Problem to work on:
Can you transcribe every line exactly and leave the pictures behind?
Start of Given data
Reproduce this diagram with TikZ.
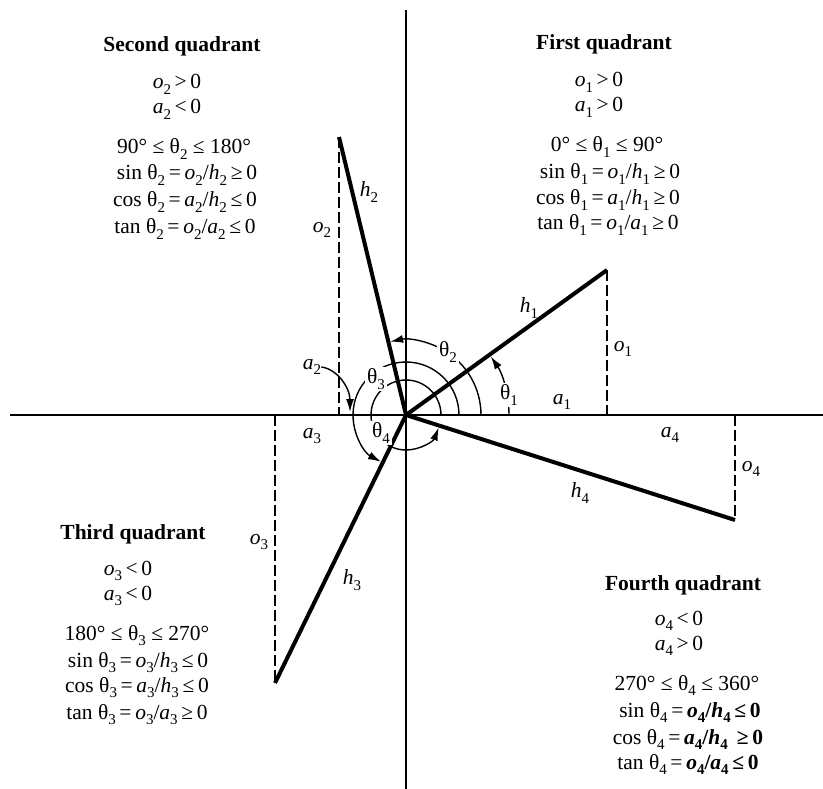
\documentclass[tikz,border=0pt]{standalone}
\usepackage{fontspec}
\setmainfont{Liberation Serif}
\usetikzlibrary{arrows.meta}
\newcommand\sbs[1]{\raisebox{-0.26em}{\fontsize{15}{15}\selectfont #1}}
\newcommand\vo[1]{\textit{o}\sbs{#1}}
\newcommand\va[1]{\textit{a}\sbs{#1}}
\newcommand\vh[1]{\textit{h}\sbs{#1}}
\newcommand\vt[1]{θ\sbs{#1}}
\newcommand\rl[1]{\hspace{0.17em}#1\hspace{0.17em}}
\begin{document}
\begin{tikzpicture}[x=1pt,y=-1pt,
  font=\fontsize{21.5}{26}\selectfont,
  every node/.style={inner sep=0pt},
  axisline/.style={line width=1.6pt},
  hyp/.style={line width=4pt},
  leg/.style={line width=1.6pt, dash pattern=on 11pt off 4pt},
  ang/.style={line width=1.4pt, -{Latex[length=13pt,width=8pt]}},
  tlbl/.style={fill=white, inner sep=2pt},
  head/.style={font=\fontsize{21.5}{26}\selectfont\bfseries, anchor=base},
  eq/.style={anchor=base}]
\fill[white] (0,0) rectangle (823,789);
\useasboundingbox (0,0) rectangle (823,789);
% points
\coordinate (O) at (406,415);
\coordinate (xl) at (10,415);
\coordinate (xr) at (823,415);
\coordinate (yt) at (406,10);
\coordinate (yb) at (406,789);
\coordinate (P1) at (607,270); \coordinate (F1) at (607,415);
\coordinate (P2) at (339,137); \coordinate (F2) at (339,415);
\coordinate (P3) at (275,683); \coordinate (F3) at (275,415);
\coordinate (P4) at (735,520); \coordinate (F4) at (735,415);
\coordinate (a2tip) at (350,412);
% axes
\draw[axisline] (xl) -- (xr);
\draw[axisline] (yt) -- (yb);
% legs
\draw[leg] (P1) -- (F1);
\draw[leg] (P2) -- (F2);
\draw[leg] (F3) -- (P3);
\draw[leg] (F4) -- (P4);
% angle arcs
\draw[ang] (O) ++(0:103pt) arc[start angle=0,end angle=34.6,radius=103pt];
\draw[ang] (O) ++(0:75pt) arc[start angle=0,end angle=102.2,radius=75pt];
\draw[ang] (O) ++(0:53pt) arc[start angle=0,end angle=241.9,radius=53pt];
\draw[ang] (O) ++(0:35pt) arc[start angle=0,end angle=339,radius=35pt];
% hypotenuses
\draw[hyp] (O) -- (P1);
\draw[hyp] (O) -- (P2);
\draw[hyp] (O) -- (P3);
\draw[hyp] (O) -- (P4);
% labels
\node (h1) at (529,308) {\vh{1}};
\node (o1) at (623,349) {\vo{1}};
\node (a1) at (562,402) {\va{1}};
\node (h2) at (369,192) {\vh{2}};
\node (o2) at (322,230) {\vo{2}};
\node (a2) at (312,367) {\va{2}};
\node (a3) at (312,436) {\va{3}};
\node (o3) at (259,542) {\vo{3}};
\node (h3) at (352,580) {\vh{3}};
\node (a4) at (670,435) {\va{4}};
\node (o4) at (751,469) {\vo{4}};
\node (h4) at (580,493) {\vh{4}};
\node[tlbl] (t1) at (509,395) {\vt{1}};
\node[tlbl] (t2) at (448,352) {\vt{2}};
\node[tlbl] (t3) at (376,379) {\vt{3}};
\node[tlbl] (t4) at (381,433) {\vt{4}};
\draw[ang] (a2.east) .. controls +(16,2) and +(0,-24) .. (a2tip);
% First quadrant
\node[head] (q1) at (604,50) {First quadrant};
\node[eq] (q1a) at (599,87) {\vo{1}\rl{>}0};
\node[eq] (q1b) at (599,112) {\va{1}\rl{>}0};
\node[eq] (q1c) at (607,152) {0° ≤ \vt{1} ≤ 90°};
\node[eq] (q1d) at (610,179) {sin \vt{1}\rl{=}\vo{1}/\vh{1}\rl{≥}0};
\node[eq] (q1e) at (608,205) {cos \vt{1}\rl{=}\va{1}/\vh{1}\rl{≥}0};
\node[eq] (q1f) at (608,230) {tan \vt{1}\rl{=}\vo{1}/\va{1}\rl{≥}0};
% Second quadrant
\node[head] (q2) at (182,52) {Second quadrant};
\node[eq] (q2a) at (177,89) {\vo{2}\rl{>}0};
\node[eq] (q2b) at (177,114) {\va{2}\rl{<}0};
\node[eq] (q2c) at (184,154) {90° ≤ \vt{2} ≤ 180°};
\node[eq] (q2d) at (187,180) {sin \vt{2}\rl{=}\vo{2}/\vh{2}\rl{≥}0};
\node[eq] (q2e) at (185,207) {cos \vt{2}\rl{=}\va{2}/\vh{2}\rl{≤}0};
\node[eq] (q2f) at (185,234) {tan \vt{2}\rl{=}\vo{2}/\va{2}\rl{≤}0};
% Third quadrant
\node[head] (q3) at (133,539) {Third quadrant};
\node[eq] (q3a) at (128,575) {\vo{3}\rl{<}0};
\node[eq] (q3b) at (128,600) {\va{3}\rl{<}0};
\node[eq] (q3c) at (137,640) {180° ≤ \vt{3} ≤ 270°};
\node[eq] (q3d) at (138,667) {sin \vt{3}\rl{=}\vo{3}/\vh{3}\rl{≤}0};
\node[eq] (q3e) at (137,692) {cos \vt{3}\rl{=}\va{3}/\vh{3}\rl{≤}0};
\node[eq] (q3f) at (137,719) {tan \vt{3}\rl{=}\vo{3}/\va{3}\rl{≥}0};
% Fourth quadrant
\node[head] (q4) at (683,590) {Fourth quadrant};
\node[eq] (q4a) at (679,625) {\vo{4}\rl{<}0};
\node[eq] (q4b) at (679,650) {\va{4}\rl{>}0};
\node[eq] (q4c) at (687,690) {270° ≤ \vt{4} ≤ 360°};
\node[eq] (q4d) at (690,717) {sin \vt{4}\rl{=}\textbf{\vo{4}/\vh{4}\rl{≤}0}};
\node[eq] (q4e) at (688,744) {cos \vt{4}\rl{=}\textbf{\va{4}/\vh{4} \rl{≥}0}};
\node[eq] (q4f) at (688,769) {tan \vt{4}\rl{=}\textbf{\vo{4}/\va{4}\rl{≤}0}};
\end{tikzpicture}
\end{document}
End of Given data
Solution to this exercise:
Reproduce this diagram with TikZ.
\documentclass[tikz,border=0pt]{standalone}
\usepackage{fontspec}
\setmainfont{Liberation Serif}
\usetikzlibrary{arrows.meta}
\newcommand\sbs[1]{\raisebox{-0.26em}{\fontsize{15}{15}\selectfont #1}}
\newcommand\vo[1]{\textit{o}\sbs{#1}}
\newcommand\va[1]{\textit{a}\sbs{#1}}
\newcommand\vh[1]{\textit{h}\sbs{#1}}
\newcommand\vt[1]{θ\sbs{#1}}
\newcommand\rl[1]{\hspace{0.17em}#1\hspace{0.17em}}
\begin{document}
\begin{tikzpicture}[x=1pt,y=-1pt,
  font=\fontsize{21.5}{26}\selectfont,
  every node/.style={inner sep=0pt},
  axisline/.style={line width=1.6pt},
  hyp/.style={line width=4pt},
  leg/.style={line width=1.6pt, dash pattern=on 11pt off 4pt},
  ang/.style={line width=1.4pt, -{Latex[length=13pt,width=8pt]}},
  tlbl/.style={fill=white, inner sep=2pt},
  head/.style={font=\fontsize{21.5}{26}\selectfont\bfseries, anchor=base},
  eq/.style={anchor=base}]
\fill[white] (0,0) rectangle (823,789);
\useasboundingbox (0,0) rectangle (823,789);
% points
\coordinate (O) at (406,415);
\coordinate (xl) at (10,415);
\coordinate (xr) at (823,415);
\coordinate (yt) at (406,10);
\coordinate (yb) at (406,789);
\coordinate (P1) at (607,270); \coordinate (F1) at (607,415);
\coordinate (P2) at (339,137); \coordinate (F2) at (339,415);
\coordinate (P3) at (275,683); \coordinate (F3) at (275,415);
\coordinate (P4) at (735,520); \coordinate (F4) at (735,415);
\coordinate (a2tip) at (350,412);
% axes
\draw[axisline] (xl) -- (xr);
\draw[axisline] (yt) -- (yb);
% legs
\draw[leg] (P1) -- (F1);
\draw[leg] (P2) -- (F2);
\draw[leg] (F3) -- (P3);
\draw[leg] (F4) -- (P4);
% angle arcs
\draw[ang] (O) ++(0:103pt) arc[start angle=0,end angle=34.6,radius=103pt];
\draw[ang] (O) ++(0:75pt) arc[start angle=0,end angle=102.2,radius=75pt];
\draw[ang] (O) ++(0:53pt) arc[start angle=0,end angle=241.9,radius=53pt];
\draw[ang] (O) ++(0:35pt) arc[start angle=0,end angle=339,radius=35pt];
% hypotenuses
\draw[hyp] (O) -- (P1);
\draw[hyp] (O) -- (P2);
\draw[hyp] (O) -- (P3);
\draw[hyp] (O) -- (P4);
% labels
\node (h1) at (529,308) {\vh{1}};
\node (o1) at (623,349) {\vo{1}};
\node (a1) at (562,402) {\va{1}};
\node (h2) at (369,192) {\vh{2}};
\node (o2) at (322,230) {\vo{2}};
\node (a2) at (312,367) {\va{2}};
\node (a3) at (312,436) {\va{3}};
\node (o3) at (259,542) {\vo{3}};
\node (h3) at (352,580) {\vh{3}};
\node (a4) at (670,435) {\va{4}};
\node (o4) at (751,469) {\vo{4}};
\node (h4) at (580,493) {\vh{4}};
\node[tlbl] (t1) at (509,395) {\vt{1}};
\node[tlbl] (t2) at (448,352) {\vt{2}};
\node[tlbl] (t3) at (376,379) {\vt{3}};
\node[tlbl] (t4) at (381,433) {\vt{4}};
\draw[ang] (a2.east) .. controls +(16,2) and +(0,-24) .. (a2tip);
% First quadrant
\node[head] (q1) at (604,50) {First quadrant};
\node[eq] (q1a) at (599,87) {\vo{1}\rl{>}0};
\node[eq] (q1b) at (599,112) {\va{1}\rl{>}0};
\node[eq] (q1c) at (607,152) {0° ≤ \vt{1} ≤ 90°};
\node[eq] (q1d) at (610,179) {sin \vt{1}\rl{=}\vo{1}/\vh{1}\rl{≥}0};
\node[eq] (q1e) at (608,205) {cos \vt{1}\rl{=}\va{1}/\vh{1}\rl{≥}0};
\node[eq] (q1f) at (608,230) {tan \vt{1}\rl{=}\vo{1}/\va{1}\rl{≥}0};
% Second quadrant
\node[head] (q2) at (182,52) {Second quadrant};
\node[eq] (q2a) at (177,89) {\vo{2}\rl{>}0};
\node[eq] (q2b) at (177,114) {\va{2}\rl{<}0};
\node[eq] (q2c) at (184,154) {90° ≤ \vt{2} ≤ 180°};
\node[eq] (q2d) at (187,180) {sin \vt{2}\rl{=}\vo{2}/\vh{2}\rl{≥}0};
\node[eq] (q2e) at (185,207) {cos \vt{2}\rl{=}\va{2}/\vh{2}\rl{≤}0};
\node[eq] (q2f) at (185,234) {tan \vt{2}\rl{=}\vo{2}/\va{2}\rl{≤}0};
% Third quadrant
\node[head] (q3) at (133,539) {Third quadrant};
\node[eq] (q3a) at (128,575) {\vo{3}\rl{<}0};
\node[eq] (q3b) at (128,600) {\va{3}\rl{<}0};
\node[eq] (q3c) at (137,640) {180° ≤ \vt{3} ≤ 270°};
\node[eq] (q3d) at (138,667) {sin \vt{3}\rl{=}\vo{3}/\vh{3}\rl{≤}0};
\node[eq] (q3e) at (137,692) {cos \vt{3}\rl{=}\va{3}/\vh{3}\rl{≤}0};
\node[eq] (q3f) at (137,719) {tan \vt{3}\rl{=}\vo{3}/\va{3}\rl{≥}0};
% Fourth quadrant
\node[head] (q4) at (683,590) {Fourth quadrant};
\node[eq] (q4a) at (679,625) {\vo{4}\rl{<}0};
\node[eq] (q4b) at (679,650) {\va{4}\rl{>}0};
\node[eq] (q4c) at (687,690) {270° ≤ \vt{4} ≤ 360°};
\node[eq] (q4d) at (690,717) {sin \vt{4}\rl{=}\textbf{\vo{4}/\vh{4}\rl{≤}0}};
\node[eq] (q4e) at (688,744) {cos \vt{4}\rl{=}\textbf{\va{4}/\vh{4} \rl{≥}0}};
\node[eq] (q4f) at (688,769) {tan \vt{4}\rl{=}\textbf{\vo{4}/\va{4}\rl{≤}0}};
\end{tikzpicture}
\end{document}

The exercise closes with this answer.